Amélie Nothomb, auteure prolifique belge, vient de signer, comme chaque année à la rentrée, un court roman. Dans Le crime du comte Neville, elle emprunte l’image de l’aristocrate obsédé par les prédictions d’un chiromancien qu’Oscar Wilde avait décrit dans sa nouvelle « Le crime de Lord Arthur Savile », parue en 1887. Ce pastiche traduit avec cynisme les conventions sociales des membres de la noblesse, dont l’auteure est elle-même issue. Encore une fois, Amélie Nothomb, née Fabienne Claire Nothomb, ajoute au roman un clin d’œil autobiographique.

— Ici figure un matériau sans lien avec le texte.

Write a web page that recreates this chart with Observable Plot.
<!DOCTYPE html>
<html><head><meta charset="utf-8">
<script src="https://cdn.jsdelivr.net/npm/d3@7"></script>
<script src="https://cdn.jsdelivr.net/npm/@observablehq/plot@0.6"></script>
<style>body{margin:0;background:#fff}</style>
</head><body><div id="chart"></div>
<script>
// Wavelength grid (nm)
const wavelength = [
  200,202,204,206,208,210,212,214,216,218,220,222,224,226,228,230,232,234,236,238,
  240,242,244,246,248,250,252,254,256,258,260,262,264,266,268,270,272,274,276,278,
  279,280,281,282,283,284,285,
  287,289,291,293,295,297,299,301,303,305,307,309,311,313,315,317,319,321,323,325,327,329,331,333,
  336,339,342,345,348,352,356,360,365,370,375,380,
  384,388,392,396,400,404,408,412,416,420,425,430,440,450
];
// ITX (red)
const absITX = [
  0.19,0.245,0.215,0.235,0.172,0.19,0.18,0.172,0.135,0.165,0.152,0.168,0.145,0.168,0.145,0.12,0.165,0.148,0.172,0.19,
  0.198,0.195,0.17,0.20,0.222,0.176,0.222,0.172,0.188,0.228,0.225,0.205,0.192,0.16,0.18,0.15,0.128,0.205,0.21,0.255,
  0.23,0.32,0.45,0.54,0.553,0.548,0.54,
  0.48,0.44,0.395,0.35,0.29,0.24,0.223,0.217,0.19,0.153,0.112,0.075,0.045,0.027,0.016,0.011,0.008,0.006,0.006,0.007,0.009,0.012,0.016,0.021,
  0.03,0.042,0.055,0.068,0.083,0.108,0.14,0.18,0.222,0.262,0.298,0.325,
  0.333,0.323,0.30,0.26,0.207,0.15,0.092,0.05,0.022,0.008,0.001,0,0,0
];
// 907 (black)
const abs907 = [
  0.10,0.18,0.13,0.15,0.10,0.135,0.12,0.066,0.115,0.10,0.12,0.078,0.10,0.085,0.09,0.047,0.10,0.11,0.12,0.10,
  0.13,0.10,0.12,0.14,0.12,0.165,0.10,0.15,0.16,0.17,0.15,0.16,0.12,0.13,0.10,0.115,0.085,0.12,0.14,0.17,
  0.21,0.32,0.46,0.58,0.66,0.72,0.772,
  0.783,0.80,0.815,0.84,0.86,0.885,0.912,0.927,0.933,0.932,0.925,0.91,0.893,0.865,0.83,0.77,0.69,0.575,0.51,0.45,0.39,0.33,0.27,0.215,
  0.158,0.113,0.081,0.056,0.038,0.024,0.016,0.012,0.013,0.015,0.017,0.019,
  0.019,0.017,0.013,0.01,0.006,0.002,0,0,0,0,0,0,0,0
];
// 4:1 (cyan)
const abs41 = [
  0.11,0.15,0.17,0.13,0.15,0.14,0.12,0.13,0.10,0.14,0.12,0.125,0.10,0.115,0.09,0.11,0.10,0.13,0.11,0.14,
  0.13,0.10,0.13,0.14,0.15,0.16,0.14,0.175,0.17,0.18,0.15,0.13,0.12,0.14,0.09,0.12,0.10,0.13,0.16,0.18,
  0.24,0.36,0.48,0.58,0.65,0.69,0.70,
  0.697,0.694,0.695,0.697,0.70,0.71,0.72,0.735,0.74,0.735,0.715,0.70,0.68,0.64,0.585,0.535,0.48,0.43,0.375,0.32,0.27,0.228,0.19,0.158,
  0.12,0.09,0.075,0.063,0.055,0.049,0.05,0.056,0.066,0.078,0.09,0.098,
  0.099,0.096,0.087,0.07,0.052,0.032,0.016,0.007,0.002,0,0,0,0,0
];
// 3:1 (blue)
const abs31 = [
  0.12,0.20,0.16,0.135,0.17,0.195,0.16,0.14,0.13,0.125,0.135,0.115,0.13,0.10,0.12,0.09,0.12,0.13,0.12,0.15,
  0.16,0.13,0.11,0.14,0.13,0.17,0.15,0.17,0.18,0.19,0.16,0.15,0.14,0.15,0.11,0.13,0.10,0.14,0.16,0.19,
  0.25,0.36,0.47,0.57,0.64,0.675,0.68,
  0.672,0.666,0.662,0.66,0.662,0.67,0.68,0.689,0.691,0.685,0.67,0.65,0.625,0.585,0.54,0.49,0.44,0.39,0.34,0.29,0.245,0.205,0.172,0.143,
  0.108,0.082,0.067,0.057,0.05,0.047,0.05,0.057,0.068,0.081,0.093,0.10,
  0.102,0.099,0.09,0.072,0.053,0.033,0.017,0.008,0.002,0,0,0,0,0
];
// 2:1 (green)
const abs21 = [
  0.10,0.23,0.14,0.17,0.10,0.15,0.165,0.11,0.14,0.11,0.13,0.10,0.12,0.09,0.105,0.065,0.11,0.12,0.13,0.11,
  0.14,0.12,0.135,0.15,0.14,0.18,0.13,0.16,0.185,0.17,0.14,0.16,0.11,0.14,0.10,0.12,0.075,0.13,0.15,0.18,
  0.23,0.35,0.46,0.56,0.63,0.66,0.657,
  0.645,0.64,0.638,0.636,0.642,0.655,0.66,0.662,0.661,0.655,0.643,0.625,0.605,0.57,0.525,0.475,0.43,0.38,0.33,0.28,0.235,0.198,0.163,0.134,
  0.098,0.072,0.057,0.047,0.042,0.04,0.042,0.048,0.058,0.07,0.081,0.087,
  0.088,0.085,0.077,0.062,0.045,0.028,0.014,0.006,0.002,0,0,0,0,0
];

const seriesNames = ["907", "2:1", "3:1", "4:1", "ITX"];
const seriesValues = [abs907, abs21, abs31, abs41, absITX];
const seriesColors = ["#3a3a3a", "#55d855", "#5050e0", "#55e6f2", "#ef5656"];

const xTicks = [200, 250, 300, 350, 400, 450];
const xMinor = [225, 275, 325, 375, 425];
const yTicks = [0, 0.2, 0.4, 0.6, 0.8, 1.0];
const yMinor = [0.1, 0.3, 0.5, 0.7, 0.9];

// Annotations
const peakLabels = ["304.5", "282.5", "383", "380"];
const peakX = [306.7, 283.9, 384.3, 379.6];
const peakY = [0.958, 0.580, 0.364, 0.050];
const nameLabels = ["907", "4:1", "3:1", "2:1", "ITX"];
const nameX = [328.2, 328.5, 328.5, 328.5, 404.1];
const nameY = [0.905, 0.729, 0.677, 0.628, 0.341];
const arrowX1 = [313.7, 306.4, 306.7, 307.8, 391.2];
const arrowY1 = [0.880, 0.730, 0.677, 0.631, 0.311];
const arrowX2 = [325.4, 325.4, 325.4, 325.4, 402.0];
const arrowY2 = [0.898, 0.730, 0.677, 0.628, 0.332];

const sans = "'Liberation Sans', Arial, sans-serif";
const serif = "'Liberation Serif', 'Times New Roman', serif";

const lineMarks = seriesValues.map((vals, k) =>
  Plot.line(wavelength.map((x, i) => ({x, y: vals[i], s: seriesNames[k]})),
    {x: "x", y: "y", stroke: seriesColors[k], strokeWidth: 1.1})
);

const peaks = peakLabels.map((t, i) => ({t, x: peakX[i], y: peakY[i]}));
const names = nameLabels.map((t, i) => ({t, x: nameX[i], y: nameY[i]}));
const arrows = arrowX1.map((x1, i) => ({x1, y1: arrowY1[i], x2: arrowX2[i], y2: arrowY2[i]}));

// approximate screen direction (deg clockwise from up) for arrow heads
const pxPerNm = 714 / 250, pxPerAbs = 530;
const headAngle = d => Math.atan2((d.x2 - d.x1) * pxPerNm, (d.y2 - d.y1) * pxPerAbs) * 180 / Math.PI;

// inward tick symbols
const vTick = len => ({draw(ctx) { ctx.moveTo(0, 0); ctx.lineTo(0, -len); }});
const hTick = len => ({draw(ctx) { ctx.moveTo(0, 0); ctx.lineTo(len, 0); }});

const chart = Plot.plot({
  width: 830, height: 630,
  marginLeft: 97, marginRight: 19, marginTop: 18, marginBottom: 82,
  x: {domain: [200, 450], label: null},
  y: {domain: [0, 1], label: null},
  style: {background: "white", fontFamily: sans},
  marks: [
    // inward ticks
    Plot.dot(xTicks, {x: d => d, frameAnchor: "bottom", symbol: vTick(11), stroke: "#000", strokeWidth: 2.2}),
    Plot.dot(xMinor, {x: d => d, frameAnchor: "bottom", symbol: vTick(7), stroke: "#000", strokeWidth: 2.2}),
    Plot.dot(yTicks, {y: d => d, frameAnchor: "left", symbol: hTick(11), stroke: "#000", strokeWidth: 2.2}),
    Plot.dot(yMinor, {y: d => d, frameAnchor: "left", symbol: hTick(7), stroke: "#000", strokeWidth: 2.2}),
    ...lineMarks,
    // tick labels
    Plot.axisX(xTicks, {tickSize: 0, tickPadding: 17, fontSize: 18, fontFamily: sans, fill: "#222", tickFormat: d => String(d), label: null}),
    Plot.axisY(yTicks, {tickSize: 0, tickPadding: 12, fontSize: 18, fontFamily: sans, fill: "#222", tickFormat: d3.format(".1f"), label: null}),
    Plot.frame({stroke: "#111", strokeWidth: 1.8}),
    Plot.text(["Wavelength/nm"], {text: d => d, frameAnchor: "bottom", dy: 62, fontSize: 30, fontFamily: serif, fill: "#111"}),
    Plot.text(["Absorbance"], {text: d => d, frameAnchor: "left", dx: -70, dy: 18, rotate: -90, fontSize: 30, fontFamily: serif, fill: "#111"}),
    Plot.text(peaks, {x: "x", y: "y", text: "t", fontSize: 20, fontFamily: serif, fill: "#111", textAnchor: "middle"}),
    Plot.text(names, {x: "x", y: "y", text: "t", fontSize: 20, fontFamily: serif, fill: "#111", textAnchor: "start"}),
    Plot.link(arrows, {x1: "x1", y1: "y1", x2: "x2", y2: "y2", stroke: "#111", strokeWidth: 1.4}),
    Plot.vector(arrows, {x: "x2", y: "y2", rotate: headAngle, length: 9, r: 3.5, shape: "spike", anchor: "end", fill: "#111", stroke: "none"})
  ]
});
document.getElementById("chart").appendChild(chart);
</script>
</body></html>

Sérieuse est une adolescente qui grandit dans une famille noble. Une nuit, une voyante la sauve d’une mort certaine alors qu’elle explore la forêt. Quand son père vient la chercher, la voyante lui prédit qu’il tuera l’un de ses invités pendant sa fastueuse fête annuelle. Le comte de Neville accepte son destin de meurtrier et souhaite donner raison à l’avenir. Son plus grand tourment concerne l’identité de celui qu’il choisira de tuer, puisqu’en tant qu’homme du monde, il se doit d’être stratégique afin de garder son statut dans sa société. Sérieuse, sa fille, lui tend la main dans son dilemme en lui proposant de se sacrifier pour atténuer le désarroi qui blanchit ses nuits.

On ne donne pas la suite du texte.